■ **Task brief**
Please write the listing below out again exactly, leaving every picture behind.

# start of Provided data

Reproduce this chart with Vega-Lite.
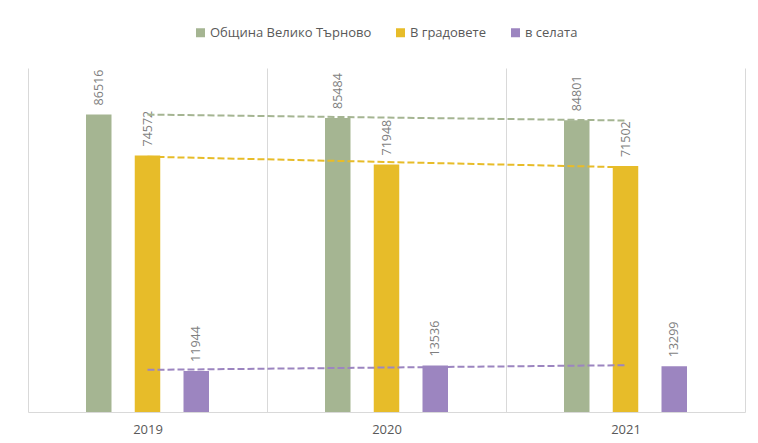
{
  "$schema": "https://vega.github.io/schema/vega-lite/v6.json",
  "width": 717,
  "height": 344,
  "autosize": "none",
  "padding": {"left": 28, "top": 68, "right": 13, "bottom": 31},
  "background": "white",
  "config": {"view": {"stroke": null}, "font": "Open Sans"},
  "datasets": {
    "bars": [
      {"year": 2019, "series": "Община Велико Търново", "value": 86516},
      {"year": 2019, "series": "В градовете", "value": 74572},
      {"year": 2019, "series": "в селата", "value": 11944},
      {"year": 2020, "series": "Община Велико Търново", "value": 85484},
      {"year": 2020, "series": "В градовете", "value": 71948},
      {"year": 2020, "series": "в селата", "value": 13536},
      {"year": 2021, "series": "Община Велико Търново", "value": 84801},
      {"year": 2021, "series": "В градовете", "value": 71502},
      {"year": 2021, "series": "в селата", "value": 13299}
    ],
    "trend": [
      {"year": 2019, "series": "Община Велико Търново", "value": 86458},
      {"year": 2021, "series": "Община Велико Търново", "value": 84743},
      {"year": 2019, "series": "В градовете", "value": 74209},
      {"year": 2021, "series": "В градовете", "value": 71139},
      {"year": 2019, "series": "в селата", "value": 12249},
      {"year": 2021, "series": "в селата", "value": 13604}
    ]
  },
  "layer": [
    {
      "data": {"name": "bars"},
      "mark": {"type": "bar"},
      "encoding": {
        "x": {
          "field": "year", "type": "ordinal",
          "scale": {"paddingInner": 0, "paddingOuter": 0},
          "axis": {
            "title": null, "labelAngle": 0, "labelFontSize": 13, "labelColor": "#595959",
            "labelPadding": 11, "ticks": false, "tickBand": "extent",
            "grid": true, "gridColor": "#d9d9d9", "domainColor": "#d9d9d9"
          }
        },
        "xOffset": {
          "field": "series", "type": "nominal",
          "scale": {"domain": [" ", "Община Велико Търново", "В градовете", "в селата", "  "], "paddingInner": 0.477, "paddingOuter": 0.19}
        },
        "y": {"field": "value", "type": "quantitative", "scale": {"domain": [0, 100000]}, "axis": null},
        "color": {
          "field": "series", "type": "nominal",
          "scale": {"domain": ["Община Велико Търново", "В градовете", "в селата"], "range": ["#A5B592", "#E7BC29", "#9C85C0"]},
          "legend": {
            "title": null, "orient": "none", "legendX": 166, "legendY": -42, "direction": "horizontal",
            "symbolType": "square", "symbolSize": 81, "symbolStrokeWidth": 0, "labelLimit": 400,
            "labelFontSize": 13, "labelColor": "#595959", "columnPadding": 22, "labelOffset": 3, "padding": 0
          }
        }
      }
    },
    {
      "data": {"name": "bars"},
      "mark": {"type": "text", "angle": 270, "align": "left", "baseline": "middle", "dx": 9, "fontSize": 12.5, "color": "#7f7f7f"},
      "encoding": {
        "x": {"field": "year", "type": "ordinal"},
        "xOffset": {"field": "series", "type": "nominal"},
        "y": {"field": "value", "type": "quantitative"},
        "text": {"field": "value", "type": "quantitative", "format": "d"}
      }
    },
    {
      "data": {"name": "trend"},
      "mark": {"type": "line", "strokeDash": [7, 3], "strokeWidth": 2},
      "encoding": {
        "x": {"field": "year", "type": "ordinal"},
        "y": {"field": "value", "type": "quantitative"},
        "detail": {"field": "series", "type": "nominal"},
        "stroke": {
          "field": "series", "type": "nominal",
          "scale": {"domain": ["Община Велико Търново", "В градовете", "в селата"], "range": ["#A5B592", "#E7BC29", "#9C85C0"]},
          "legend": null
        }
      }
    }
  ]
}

# end of Provided data

■ **Task output**
Reproduce this chart with Vega-Lite.
{
  "$schema": "https://vega.github.io/schema/vega-lite/v6.json",
  "width": 717,
  "height": 344,
  "autosize": "none",
  "padding": {"left": 28, "top": 68, "right": 13, "bottom": 31},
  "background": "white",
  "config": {"view": {"stroke": null}, "font": "Open Sans"},
  "datasets": {
    "bars": [
      {"year": 2019, "series": "Община Велико Търново", "value": 86516},
      {"year": 2019, "series": "В градовете", "value": 74572},
      {"year": 2019, "series": "в селата", "value": 11944},
      {"year": 2020, "series": "Община Велико Търново", "value": 85484},
      {"year": 2020, "series": "В градовете", "value": 71948},
      {"year": 2020, "series": "в селата", "value": 13536},
      {"year": 2021, "series": "Община Велико Търново", "value": 84801},
      {"year": 2021, "series": "В градовете", "value": 71502},
      {"year": 2021, "series": "в селата", "value": 13299}
    ],
    "trend": [
      {"year": 2019, "series": "Община Велико Търново", "value": 86458},
      {"year": 2021, "series": "Община Велико Търново", "value": 84743},
      {"year": 2019, "series": "В градовете", "value": 74209},
      {"year": 2021, "series": "В градовете", "value": 71139},
      {"year": 2019, "series": "в селата", "value": 12249},
      {"year": 2021, "series": "в селата", "value": 13604}
    ]
  },
  "layer": [
    {
      "data": {"name": "bars"},
      "mark": {"type": "bar"},
      "encoding": {
        "x": {
          "field": "year", "type": "ordinal",
          "scale": {"paddingInner": 0, "paddingOuter": 0},
          "axis": {
            "title": null, "labelAngle": 0, "labelFontSize": 13, "labelColor": "#595959",
            "labelPadding": 11, "ticks": false, "tickBand": "extent",
            "grid": true, "gridColor": "#d9d9d9", "domainColor": "#d9d9d9"
          }
        },
        "xOffset": {
          "field": "series", "type": "nominal",
          "scale": {"domain": [" ", "Община Велико Търново", "В градовете", "в селата", "  "], "paddingInner": 0.477, "paddingOuter": 0.19}
        },
        "y": {"field": "value", "type": "quantitative", "scale": {"domain": [0, 100000]}, "axis": null},
        "color": {
          "field": "series", "type": "nominal",
          "scale": {"domain": ["Община Велико Търново", "В градовете", "в селата"], "range": ["#A5B592", "#E7BC29", "#9C85C0"]},
          "legend": {
            "title": null, "orient": "none", "legendX": 166, "legendY": -42, "direction": "horizontal",
            "symbolType": "square", "symbolSize": 81, "symbolStrokeWidth": 0, "labelLimit": 400,
            "labelFontSize": 13, "labelColor": "#595959", "columnPadding": 22, "labelOffset": 3, "padding": 0
          }
        }
      }
    },
    {
      "data": {"name": "bars"},
      "mark": {"type": "text", "angle": 270, "align": "left", "baseline": "middle", "dx": 9, "fontSize": 12.5, "color": "#7f7f7f"},
      "encoding": {
        "x": {"field": "year", "type": "ordinal"},
        "xOffset": {"field": "series", "type": "nominal"},
        "y": {"field": "value", "type": "quantitative"},
        "text": {"field": "value", "type": "quantitative", "format": "d"}
      }
    },
    {
      "data": {"name": "trend"},
      "mark": {"type": "line", "strokeDash": [7, 3], "strokeWidth": 2},
      "encoding": {
        "x": {"field": "year", "type": "ordinal"},
        "y": {"field": "value", "type": "quantitative"},
        "detail": {"field": "series", "type": "nominal"},
        "stroke": {
          "field": "series", "type": "nominal",
          "scale": {"domain": ["Община Велико Търново", "В градовете", "в селата"], "range": ["#A5B592", "#E7BC29", "#9C85C0"]},
          "legend": null
        }
      }
    }
  ]
}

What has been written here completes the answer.